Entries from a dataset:
[start]

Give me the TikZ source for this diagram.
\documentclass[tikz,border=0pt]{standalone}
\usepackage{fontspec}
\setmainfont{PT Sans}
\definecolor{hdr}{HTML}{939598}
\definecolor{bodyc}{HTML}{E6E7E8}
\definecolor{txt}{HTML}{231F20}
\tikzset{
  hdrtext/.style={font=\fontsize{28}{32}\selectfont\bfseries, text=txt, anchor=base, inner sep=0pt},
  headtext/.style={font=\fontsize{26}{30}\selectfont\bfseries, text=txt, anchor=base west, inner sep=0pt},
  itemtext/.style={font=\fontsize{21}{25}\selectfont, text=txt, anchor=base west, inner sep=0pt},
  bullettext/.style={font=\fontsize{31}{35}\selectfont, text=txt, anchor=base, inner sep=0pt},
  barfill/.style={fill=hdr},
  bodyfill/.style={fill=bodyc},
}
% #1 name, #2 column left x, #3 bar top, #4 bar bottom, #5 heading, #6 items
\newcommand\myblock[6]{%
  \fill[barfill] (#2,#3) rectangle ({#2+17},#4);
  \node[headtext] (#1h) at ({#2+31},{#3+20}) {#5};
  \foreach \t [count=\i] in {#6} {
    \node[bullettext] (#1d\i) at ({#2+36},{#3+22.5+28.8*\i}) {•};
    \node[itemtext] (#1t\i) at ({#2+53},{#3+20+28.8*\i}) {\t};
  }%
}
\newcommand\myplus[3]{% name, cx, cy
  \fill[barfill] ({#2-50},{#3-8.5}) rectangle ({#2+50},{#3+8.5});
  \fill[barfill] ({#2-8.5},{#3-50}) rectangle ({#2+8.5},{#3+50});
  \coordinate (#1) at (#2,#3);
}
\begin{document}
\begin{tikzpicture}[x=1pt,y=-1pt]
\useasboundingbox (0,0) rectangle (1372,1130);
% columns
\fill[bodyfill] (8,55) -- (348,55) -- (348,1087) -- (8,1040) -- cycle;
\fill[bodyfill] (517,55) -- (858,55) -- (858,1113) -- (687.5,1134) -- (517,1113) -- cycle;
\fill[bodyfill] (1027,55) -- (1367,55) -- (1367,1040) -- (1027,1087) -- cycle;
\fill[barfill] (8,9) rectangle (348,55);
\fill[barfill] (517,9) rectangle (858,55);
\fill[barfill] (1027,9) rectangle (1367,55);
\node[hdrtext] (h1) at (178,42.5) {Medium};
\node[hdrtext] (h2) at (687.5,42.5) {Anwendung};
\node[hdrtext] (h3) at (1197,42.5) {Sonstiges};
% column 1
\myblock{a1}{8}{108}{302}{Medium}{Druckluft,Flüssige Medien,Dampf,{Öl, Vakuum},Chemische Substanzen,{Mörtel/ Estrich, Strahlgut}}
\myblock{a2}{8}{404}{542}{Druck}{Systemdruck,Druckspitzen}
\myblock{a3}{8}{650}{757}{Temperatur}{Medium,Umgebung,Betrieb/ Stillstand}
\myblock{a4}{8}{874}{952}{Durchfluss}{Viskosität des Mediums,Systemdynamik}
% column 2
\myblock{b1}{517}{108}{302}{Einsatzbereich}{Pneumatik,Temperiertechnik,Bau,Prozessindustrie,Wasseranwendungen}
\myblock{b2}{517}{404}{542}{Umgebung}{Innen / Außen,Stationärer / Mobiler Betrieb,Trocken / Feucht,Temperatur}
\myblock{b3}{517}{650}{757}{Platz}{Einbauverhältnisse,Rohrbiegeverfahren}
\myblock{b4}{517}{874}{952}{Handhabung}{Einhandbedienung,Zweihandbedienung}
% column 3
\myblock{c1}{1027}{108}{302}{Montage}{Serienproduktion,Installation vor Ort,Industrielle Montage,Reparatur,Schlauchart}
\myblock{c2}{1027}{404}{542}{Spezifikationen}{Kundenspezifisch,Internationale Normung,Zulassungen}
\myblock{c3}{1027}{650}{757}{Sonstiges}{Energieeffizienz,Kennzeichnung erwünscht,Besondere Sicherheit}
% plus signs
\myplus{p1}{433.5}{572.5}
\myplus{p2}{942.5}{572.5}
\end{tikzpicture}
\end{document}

[end]
[start]

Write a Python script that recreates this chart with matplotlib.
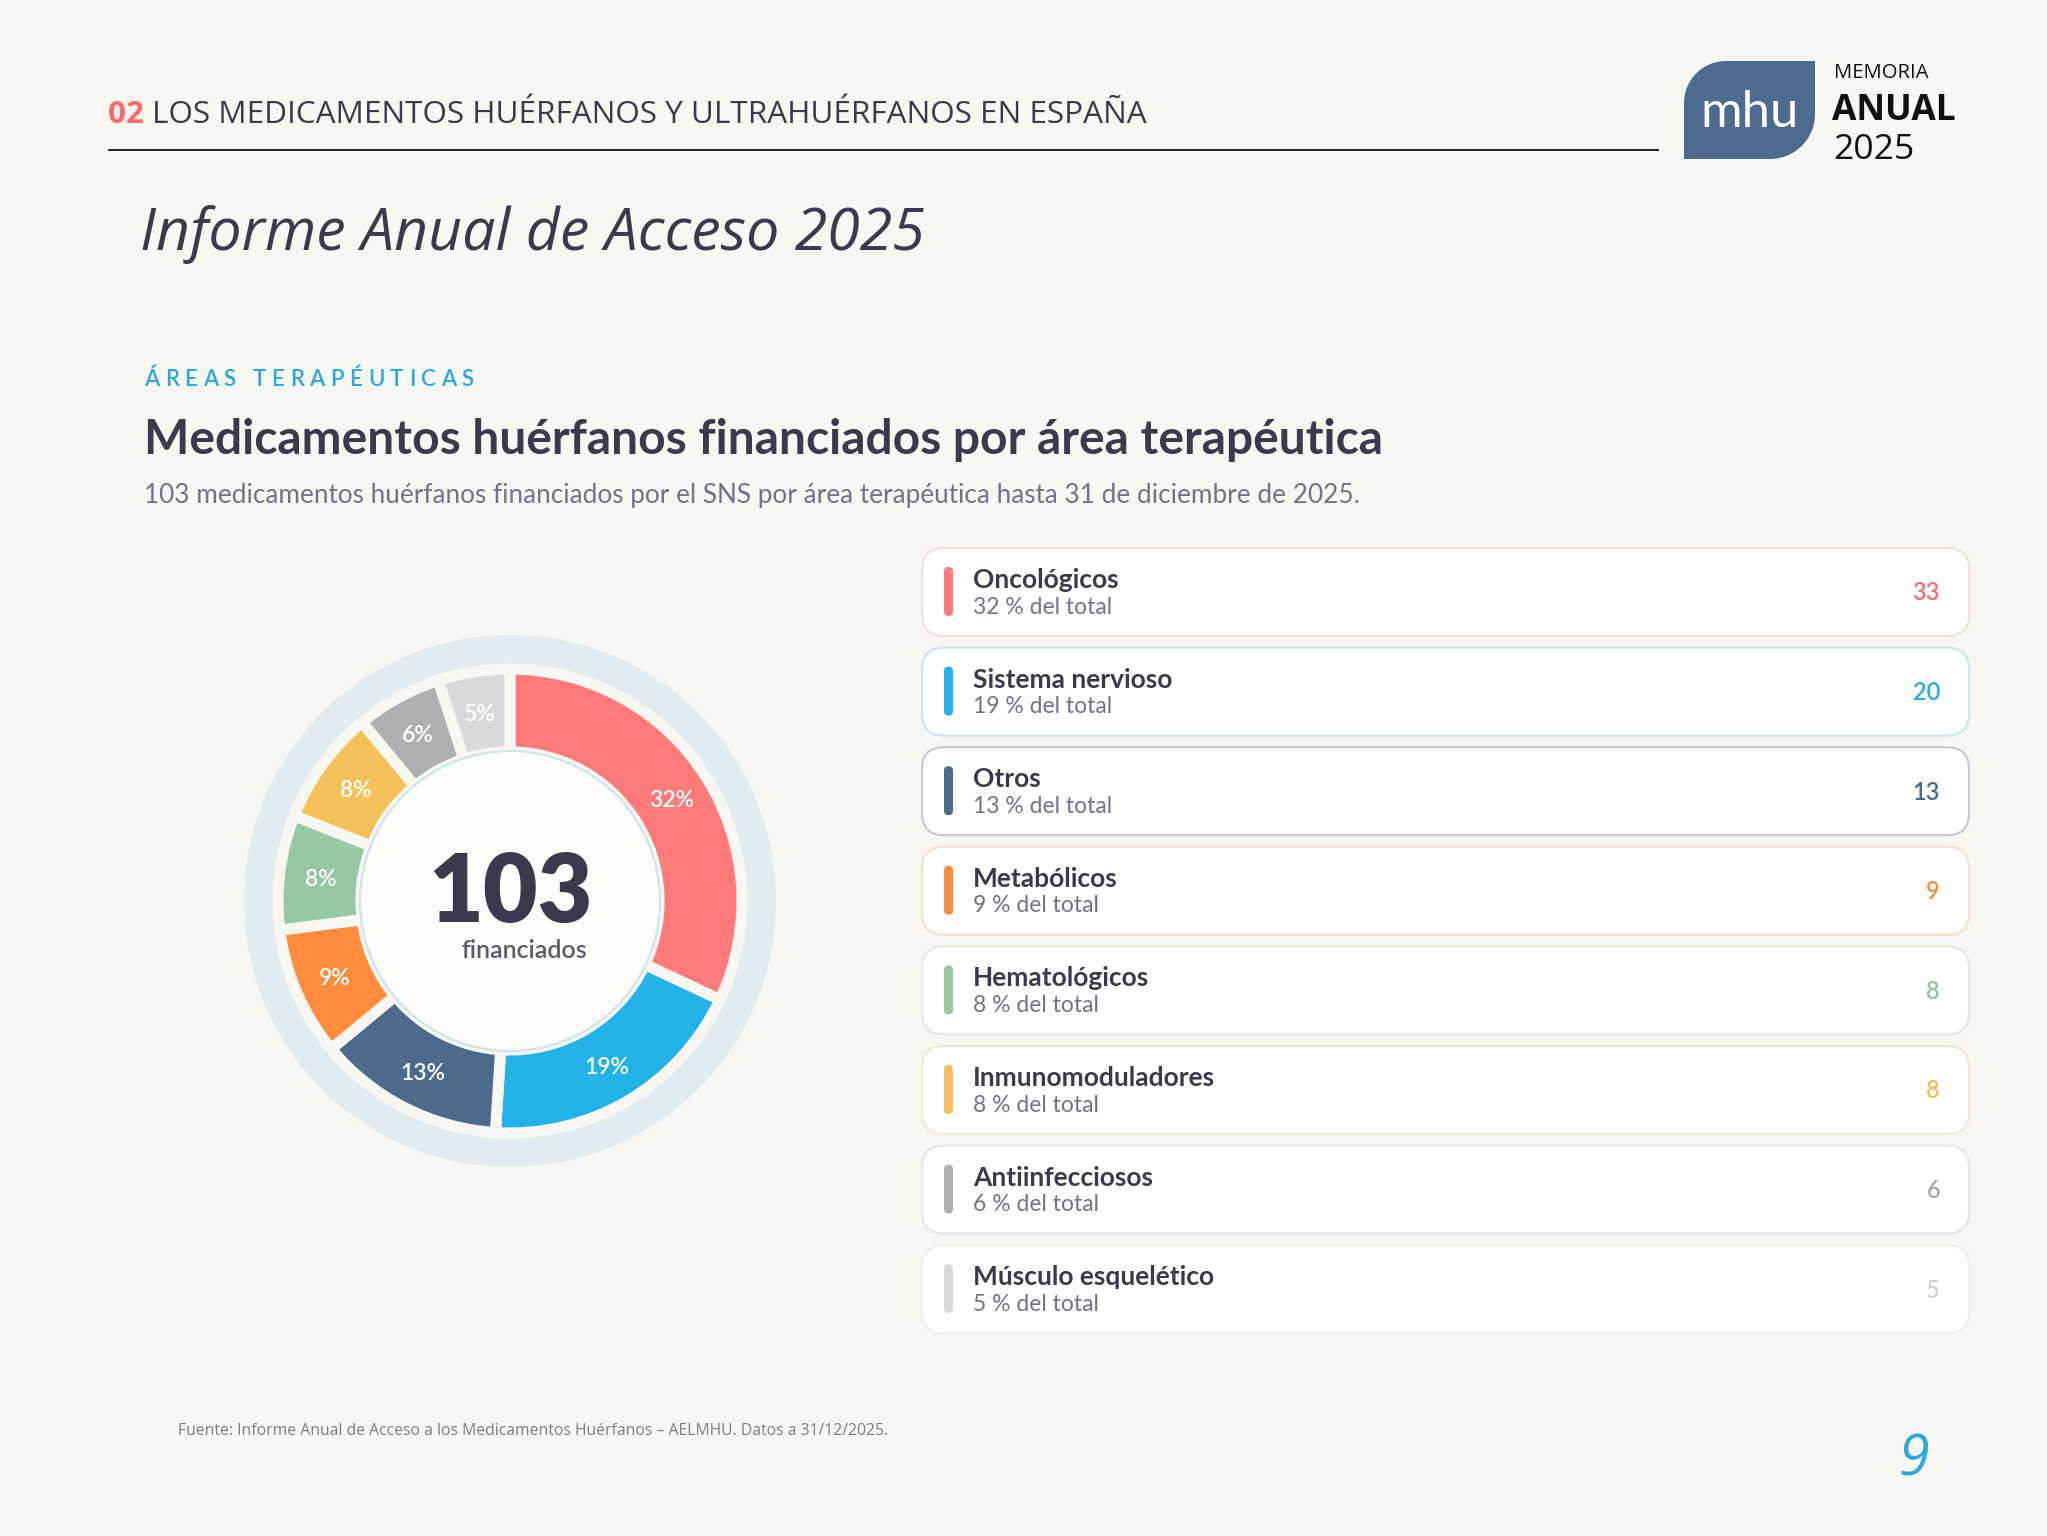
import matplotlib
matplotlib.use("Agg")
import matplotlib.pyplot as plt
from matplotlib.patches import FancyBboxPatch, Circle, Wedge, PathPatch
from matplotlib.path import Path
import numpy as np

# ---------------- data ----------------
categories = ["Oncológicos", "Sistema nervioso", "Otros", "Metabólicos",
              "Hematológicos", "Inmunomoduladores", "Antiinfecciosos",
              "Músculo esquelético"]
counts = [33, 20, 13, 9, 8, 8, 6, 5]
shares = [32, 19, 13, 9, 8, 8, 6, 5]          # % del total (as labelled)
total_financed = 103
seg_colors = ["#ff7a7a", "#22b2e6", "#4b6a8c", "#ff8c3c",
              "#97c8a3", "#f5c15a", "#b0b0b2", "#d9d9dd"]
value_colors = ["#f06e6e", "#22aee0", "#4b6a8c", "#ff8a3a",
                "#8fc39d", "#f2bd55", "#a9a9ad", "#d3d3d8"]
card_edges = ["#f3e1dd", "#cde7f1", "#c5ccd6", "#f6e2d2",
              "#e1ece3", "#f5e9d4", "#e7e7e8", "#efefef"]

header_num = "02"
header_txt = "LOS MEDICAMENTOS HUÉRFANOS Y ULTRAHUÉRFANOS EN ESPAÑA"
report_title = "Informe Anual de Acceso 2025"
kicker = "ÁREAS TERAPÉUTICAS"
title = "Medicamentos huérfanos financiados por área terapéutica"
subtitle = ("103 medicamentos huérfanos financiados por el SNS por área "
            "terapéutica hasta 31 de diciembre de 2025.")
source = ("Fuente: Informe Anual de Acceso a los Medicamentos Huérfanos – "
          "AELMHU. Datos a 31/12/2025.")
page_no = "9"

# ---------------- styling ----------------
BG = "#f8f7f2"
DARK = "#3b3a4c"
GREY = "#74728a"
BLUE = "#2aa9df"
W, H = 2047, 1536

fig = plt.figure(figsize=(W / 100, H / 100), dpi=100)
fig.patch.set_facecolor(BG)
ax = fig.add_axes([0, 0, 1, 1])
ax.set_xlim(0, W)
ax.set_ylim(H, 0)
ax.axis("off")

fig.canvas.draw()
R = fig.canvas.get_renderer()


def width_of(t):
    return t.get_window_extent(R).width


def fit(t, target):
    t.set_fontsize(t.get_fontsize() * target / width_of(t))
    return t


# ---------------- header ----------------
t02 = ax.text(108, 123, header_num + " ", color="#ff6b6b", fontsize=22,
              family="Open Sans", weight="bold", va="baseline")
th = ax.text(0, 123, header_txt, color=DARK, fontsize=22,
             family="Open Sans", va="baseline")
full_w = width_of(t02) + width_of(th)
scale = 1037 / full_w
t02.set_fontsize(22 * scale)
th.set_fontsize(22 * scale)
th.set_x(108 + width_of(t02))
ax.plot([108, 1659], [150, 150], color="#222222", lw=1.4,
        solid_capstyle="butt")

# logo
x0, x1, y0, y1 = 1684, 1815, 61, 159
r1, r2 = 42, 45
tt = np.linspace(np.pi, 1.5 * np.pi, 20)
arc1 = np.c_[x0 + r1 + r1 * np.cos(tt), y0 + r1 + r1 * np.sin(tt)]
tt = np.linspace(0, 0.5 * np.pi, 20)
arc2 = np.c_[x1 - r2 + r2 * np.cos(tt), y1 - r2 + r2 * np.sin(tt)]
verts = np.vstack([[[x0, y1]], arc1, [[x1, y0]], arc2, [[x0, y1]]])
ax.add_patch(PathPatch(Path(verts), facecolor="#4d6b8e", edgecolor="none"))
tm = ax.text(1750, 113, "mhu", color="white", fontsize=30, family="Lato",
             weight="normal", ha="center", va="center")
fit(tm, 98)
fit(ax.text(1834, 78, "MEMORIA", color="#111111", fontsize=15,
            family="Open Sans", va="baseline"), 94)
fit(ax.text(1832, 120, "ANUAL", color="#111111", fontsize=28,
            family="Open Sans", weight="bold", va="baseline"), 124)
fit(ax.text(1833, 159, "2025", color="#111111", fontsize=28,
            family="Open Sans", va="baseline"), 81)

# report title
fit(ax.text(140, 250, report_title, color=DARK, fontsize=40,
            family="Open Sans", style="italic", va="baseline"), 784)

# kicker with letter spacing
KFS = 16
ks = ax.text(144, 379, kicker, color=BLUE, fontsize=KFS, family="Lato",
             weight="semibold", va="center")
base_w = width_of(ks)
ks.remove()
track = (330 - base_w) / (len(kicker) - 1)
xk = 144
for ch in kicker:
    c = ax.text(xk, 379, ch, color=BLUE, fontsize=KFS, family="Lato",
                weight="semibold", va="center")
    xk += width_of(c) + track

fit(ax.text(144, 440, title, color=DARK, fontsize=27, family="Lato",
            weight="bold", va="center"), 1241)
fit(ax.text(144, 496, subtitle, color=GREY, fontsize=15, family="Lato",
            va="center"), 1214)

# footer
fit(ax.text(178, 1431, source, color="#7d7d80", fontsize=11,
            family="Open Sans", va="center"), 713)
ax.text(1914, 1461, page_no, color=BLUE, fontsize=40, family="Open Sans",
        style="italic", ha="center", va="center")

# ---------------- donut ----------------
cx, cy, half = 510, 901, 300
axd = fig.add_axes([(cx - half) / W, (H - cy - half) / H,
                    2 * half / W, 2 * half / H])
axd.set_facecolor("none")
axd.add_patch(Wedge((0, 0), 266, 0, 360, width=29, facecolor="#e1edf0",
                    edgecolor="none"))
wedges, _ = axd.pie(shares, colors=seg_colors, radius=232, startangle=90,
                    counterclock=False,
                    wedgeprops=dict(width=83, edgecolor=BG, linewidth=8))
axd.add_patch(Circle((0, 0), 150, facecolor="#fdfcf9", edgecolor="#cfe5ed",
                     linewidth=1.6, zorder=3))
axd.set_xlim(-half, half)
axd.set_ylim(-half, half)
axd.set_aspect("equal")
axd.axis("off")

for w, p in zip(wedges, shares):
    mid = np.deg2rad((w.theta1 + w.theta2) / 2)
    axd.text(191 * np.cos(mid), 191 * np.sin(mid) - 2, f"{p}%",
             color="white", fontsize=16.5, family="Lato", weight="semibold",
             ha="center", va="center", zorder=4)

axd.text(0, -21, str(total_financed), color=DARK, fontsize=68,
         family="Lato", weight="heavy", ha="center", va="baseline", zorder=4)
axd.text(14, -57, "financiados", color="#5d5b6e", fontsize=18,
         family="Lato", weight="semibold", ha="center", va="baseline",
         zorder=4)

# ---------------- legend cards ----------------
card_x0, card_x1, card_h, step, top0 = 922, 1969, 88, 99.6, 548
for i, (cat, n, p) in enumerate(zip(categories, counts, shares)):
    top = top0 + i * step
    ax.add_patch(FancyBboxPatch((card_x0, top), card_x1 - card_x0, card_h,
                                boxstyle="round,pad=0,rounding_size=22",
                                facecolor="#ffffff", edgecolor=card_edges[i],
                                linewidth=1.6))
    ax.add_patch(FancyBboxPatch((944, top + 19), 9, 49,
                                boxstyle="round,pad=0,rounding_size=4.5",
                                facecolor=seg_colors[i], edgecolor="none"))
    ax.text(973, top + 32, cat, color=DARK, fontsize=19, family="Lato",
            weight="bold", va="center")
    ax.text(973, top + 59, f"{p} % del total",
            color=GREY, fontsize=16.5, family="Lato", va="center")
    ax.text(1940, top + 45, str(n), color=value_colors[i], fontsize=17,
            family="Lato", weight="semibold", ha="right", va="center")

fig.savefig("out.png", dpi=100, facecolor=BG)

[end]

# Description of the task
Examine the listing and say how many of its lines contain the string "this". Give the number alone.

# Expected answer
2